DIRECTION. Your task is to quote exactly the run of lines that starts at the line containing "Give me the" and ends at the line containing "import * as", including both.

STORED ROWS.
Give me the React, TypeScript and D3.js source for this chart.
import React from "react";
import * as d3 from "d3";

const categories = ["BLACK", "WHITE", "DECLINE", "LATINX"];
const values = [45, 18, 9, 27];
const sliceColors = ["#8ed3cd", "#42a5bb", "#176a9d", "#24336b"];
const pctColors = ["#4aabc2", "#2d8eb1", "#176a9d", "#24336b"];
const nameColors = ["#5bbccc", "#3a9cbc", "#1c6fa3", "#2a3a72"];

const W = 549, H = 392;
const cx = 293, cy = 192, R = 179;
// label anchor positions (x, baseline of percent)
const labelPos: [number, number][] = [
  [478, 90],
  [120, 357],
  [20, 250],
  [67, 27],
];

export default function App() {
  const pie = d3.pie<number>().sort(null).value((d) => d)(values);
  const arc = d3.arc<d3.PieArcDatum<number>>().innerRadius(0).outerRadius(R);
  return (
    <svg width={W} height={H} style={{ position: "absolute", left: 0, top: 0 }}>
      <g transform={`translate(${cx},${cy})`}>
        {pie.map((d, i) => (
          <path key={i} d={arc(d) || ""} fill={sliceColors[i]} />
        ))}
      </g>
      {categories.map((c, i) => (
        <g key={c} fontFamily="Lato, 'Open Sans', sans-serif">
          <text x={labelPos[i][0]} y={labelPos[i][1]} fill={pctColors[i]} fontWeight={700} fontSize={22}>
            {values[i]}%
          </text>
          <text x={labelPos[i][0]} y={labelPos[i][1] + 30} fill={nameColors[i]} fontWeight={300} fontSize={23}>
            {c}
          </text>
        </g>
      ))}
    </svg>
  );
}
---
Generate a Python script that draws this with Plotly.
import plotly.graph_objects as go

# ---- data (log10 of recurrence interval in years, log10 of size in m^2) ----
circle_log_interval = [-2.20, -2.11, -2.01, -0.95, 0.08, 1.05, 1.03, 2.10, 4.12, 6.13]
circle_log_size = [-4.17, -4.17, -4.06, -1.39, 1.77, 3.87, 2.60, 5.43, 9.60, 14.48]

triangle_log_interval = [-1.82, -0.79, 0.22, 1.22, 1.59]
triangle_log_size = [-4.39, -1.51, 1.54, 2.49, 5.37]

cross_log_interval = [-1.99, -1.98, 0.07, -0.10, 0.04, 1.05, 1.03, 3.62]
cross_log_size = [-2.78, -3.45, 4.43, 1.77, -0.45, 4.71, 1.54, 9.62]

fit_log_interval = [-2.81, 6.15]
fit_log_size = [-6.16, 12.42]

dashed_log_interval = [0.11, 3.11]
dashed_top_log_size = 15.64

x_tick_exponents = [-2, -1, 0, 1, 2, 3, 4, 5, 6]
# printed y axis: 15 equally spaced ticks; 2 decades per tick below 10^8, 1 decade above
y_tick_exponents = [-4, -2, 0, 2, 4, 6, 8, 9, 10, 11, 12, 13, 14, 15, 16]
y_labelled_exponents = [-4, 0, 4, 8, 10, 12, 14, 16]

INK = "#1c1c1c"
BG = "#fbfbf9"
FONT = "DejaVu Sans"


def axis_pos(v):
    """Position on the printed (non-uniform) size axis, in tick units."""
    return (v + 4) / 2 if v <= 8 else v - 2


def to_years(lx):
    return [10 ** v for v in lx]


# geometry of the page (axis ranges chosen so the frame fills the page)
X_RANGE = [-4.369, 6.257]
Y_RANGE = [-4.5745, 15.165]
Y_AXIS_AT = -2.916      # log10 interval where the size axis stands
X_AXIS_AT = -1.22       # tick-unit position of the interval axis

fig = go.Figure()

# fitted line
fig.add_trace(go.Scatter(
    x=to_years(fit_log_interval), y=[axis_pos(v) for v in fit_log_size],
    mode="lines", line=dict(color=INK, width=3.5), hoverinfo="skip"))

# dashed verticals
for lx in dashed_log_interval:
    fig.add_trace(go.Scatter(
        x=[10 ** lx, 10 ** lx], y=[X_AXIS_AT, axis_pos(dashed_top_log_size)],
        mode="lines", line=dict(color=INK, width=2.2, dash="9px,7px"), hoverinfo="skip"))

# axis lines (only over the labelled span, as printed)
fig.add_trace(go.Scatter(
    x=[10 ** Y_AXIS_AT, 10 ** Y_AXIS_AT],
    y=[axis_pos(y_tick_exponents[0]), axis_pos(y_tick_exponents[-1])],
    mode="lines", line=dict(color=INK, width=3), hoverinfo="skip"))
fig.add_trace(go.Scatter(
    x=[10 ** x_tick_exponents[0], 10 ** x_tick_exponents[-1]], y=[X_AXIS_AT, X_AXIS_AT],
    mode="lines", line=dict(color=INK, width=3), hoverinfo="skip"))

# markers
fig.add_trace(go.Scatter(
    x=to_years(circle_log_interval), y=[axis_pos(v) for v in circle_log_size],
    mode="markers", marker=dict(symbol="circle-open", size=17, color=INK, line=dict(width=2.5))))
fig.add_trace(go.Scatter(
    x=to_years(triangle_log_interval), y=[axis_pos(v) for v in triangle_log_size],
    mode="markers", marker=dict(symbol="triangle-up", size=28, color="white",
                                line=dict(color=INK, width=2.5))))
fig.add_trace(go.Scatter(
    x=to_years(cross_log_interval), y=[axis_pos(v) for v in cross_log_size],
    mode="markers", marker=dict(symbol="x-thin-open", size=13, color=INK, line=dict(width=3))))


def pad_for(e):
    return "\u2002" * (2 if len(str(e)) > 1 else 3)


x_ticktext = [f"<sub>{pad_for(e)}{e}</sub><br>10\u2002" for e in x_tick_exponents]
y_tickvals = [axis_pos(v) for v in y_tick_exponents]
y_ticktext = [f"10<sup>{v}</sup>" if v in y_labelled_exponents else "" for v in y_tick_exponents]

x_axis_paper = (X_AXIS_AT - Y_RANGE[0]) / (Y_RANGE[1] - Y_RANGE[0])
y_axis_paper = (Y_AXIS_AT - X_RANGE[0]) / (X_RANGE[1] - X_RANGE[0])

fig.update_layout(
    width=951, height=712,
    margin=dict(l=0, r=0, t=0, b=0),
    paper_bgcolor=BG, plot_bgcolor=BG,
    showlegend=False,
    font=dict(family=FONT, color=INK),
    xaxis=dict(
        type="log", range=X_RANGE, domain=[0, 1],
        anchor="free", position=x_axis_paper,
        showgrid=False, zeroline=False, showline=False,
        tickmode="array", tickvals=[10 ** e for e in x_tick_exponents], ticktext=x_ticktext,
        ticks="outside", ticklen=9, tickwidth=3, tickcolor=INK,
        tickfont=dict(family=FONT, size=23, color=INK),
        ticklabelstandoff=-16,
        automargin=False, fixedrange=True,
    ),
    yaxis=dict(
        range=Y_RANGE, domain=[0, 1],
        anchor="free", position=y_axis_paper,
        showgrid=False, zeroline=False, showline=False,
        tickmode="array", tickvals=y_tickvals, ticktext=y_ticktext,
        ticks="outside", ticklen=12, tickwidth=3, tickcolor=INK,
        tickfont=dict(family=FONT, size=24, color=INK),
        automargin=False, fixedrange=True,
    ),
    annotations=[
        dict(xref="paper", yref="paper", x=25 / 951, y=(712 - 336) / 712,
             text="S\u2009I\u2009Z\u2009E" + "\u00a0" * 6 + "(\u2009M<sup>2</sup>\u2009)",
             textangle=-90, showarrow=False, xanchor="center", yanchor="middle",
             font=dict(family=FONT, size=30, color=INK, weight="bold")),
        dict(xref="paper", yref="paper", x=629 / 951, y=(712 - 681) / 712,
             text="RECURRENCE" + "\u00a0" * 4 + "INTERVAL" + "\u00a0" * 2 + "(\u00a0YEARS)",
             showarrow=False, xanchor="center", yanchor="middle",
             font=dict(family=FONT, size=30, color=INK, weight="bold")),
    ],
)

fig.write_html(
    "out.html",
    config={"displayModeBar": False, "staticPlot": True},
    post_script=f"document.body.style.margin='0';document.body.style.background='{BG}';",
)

ANSWER FOR THE TASK.
Give me the React, TypeScript and D3.js source for this chart.
import React from "react";
import * as d3 from "d3";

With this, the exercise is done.